- Teplychne Location of Teplychne in Zaporizhzhia Oblast
- Coordinates: 47°52′18″N 35°16′11″E﻿ / ﻿47.87167°N 35.26972°E
- Country: Ukraine
- Municipality: Zaporizhzhia Municipality
- Urban district: Shevchenkivskyi District
- Established: 1946
- Settlement status: 27 September 1991
- Liquidated: 23 April 2009

Population (2001)
- • Total: 2,630
- Time zone: UTC+2 (EET)
- • Summer (DST): UTC+3 (EEST)
- Postal code: 69061
- Area code: +380 61
- Website: http://rada.gov.ua/

= Teplychne, Zaporizhzhia =

Teplychne (Тепличне) was an urban-type settlement (and constituent unit of its own settlement council) of the Shevchenkivskyi District (urban district) of the Zaporizhzhia Municipality in southern Ukraine. Its population was 2,630 in the 2001 Ukrainian Census.

==Geography==
Teplychne is located on the eastern outskirts of Zaporizhzhia near the Mokra Moskovka River.

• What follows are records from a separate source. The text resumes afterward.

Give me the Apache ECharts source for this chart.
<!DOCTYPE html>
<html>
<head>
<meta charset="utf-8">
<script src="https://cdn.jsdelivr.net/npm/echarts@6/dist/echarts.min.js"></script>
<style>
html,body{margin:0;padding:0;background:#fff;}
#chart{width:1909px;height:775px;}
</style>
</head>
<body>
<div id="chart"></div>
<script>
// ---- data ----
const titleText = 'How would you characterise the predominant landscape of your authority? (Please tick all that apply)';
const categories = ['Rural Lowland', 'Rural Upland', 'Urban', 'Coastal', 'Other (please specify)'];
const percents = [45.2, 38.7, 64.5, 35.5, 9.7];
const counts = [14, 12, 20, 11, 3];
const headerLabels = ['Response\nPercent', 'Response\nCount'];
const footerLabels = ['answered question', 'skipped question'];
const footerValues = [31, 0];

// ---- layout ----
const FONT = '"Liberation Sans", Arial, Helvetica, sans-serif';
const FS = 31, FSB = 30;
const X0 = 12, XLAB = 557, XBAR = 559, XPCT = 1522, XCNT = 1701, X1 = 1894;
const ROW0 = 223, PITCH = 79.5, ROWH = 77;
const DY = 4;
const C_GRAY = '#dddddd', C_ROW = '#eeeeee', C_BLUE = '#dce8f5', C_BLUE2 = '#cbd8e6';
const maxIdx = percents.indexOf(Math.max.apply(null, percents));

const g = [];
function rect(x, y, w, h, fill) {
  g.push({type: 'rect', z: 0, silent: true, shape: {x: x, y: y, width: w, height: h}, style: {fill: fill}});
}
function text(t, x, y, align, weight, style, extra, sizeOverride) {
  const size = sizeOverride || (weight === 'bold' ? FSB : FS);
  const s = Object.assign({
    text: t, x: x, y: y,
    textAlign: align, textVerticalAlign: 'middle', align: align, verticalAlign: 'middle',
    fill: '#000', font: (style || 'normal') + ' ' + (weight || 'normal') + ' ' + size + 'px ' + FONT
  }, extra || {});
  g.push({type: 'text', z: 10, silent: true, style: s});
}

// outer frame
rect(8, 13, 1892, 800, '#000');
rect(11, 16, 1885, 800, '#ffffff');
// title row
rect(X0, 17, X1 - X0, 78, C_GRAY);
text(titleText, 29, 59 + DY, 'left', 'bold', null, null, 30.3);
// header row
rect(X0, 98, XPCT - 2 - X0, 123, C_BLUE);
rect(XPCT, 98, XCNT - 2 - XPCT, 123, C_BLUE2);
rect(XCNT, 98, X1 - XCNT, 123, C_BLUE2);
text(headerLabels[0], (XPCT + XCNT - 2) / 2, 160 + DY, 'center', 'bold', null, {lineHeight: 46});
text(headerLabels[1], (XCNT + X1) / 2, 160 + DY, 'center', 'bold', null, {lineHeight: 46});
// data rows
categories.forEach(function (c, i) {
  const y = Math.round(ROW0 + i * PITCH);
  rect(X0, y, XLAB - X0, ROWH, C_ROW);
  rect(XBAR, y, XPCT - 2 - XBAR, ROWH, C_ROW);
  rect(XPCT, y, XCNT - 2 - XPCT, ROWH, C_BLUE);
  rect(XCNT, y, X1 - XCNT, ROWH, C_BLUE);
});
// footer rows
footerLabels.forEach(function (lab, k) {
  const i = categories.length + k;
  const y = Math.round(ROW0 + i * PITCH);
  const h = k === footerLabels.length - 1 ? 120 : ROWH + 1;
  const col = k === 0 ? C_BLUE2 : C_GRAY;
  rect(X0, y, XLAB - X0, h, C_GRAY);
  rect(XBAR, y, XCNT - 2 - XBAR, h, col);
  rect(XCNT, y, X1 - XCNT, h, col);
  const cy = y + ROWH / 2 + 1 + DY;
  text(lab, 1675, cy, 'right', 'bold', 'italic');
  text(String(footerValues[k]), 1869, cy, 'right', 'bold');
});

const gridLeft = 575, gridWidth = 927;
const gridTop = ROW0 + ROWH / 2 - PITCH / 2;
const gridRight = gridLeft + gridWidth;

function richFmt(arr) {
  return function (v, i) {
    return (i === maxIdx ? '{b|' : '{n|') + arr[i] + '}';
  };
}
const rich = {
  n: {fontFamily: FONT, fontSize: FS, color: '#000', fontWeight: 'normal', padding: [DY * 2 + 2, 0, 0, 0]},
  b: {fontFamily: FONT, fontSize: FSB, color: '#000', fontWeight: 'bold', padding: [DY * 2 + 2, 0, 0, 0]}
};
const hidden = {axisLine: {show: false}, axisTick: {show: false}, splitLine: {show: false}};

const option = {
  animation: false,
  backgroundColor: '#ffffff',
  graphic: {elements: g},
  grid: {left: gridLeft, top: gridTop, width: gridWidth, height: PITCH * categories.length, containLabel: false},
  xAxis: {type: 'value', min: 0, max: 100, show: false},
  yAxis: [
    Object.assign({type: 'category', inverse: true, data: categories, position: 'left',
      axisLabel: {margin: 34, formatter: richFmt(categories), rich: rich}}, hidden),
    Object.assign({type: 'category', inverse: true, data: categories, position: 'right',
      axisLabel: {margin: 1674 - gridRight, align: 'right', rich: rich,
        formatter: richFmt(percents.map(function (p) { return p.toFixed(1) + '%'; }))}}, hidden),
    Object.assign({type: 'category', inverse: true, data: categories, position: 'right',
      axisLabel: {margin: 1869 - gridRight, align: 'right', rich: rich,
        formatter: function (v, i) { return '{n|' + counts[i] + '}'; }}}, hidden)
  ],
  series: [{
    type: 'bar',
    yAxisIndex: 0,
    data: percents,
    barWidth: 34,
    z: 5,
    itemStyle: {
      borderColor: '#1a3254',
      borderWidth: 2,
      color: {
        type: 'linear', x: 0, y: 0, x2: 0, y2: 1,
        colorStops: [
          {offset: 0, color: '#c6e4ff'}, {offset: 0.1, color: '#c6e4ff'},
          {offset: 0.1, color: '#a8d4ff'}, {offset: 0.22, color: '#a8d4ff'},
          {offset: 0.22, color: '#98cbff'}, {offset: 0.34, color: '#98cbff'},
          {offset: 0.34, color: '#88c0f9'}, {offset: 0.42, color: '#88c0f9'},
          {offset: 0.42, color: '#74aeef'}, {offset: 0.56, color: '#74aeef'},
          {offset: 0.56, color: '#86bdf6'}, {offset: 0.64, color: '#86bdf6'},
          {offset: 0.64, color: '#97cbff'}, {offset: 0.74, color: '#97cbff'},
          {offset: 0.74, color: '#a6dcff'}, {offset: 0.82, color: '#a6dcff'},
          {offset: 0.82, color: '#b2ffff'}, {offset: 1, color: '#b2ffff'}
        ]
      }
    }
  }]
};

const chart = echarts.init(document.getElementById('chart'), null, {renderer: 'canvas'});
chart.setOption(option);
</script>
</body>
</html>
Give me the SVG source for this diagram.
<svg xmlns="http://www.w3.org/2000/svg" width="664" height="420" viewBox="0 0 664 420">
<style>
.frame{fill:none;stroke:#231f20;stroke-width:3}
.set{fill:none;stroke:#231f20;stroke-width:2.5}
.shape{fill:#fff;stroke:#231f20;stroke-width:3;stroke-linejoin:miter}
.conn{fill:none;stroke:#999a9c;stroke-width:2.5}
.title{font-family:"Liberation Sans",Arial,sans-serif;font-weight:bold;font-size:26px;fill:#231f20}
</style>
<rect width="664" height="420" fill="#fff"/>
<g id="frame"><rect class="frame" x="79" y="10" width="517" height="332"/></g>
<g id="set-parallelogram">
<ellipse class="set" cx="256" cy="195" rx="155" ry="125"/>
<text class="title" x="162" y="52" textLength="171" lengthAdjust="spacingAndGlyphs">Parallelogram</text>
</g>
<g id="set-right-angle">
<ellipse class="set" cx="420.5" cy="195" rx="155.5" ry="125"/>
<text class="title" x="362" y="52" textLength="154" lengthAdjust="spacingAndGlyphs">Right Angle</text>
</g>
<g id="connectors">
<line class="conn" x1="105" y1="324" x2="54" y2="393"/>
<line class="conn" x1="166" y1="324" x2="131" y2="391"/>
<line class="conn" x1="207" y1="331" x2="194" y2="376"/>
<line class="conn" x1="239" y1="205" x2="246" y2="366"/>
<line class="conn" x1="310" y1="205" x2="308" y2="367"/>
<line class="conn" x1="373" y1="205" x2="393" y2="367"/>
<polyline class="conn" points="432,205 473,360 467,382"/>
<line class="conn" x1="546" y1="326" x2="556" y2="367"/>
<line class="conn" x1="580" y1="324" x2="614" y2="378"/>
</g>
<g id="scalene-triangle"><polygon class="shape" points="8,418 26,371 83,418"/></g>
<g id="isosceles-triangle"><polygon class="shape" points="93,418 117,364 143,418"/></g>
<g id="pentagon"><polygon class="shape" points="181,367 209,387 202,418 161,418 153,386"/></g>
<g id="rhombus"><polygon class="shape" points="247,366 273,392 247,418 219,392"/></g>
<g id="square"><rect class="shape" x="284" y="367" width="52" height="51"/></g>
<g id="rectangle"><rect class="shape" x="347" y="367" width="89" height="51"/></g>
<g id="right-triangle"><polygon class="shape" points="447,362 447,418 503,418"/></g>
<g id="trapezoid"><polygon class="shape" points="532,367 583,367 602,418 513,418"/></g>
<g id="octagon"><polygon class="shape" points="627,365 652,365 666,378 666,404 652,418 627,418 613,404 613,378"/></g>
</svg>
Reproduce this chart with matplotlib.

It is located to the immediate west of the Zaporizhzhia International Airport.

==History==
The settlement was first established in 1946 as the village of Zhdanova (Жданова); it was given the status of an urban-type settlement on 27 September 1991. Teplychne was annexed to Zaporizhzhia's city limits and its status as an urban-type settlement was liquidated following on a resolution of the Zaporizhzhia Oblast Council dated 23 April 2009.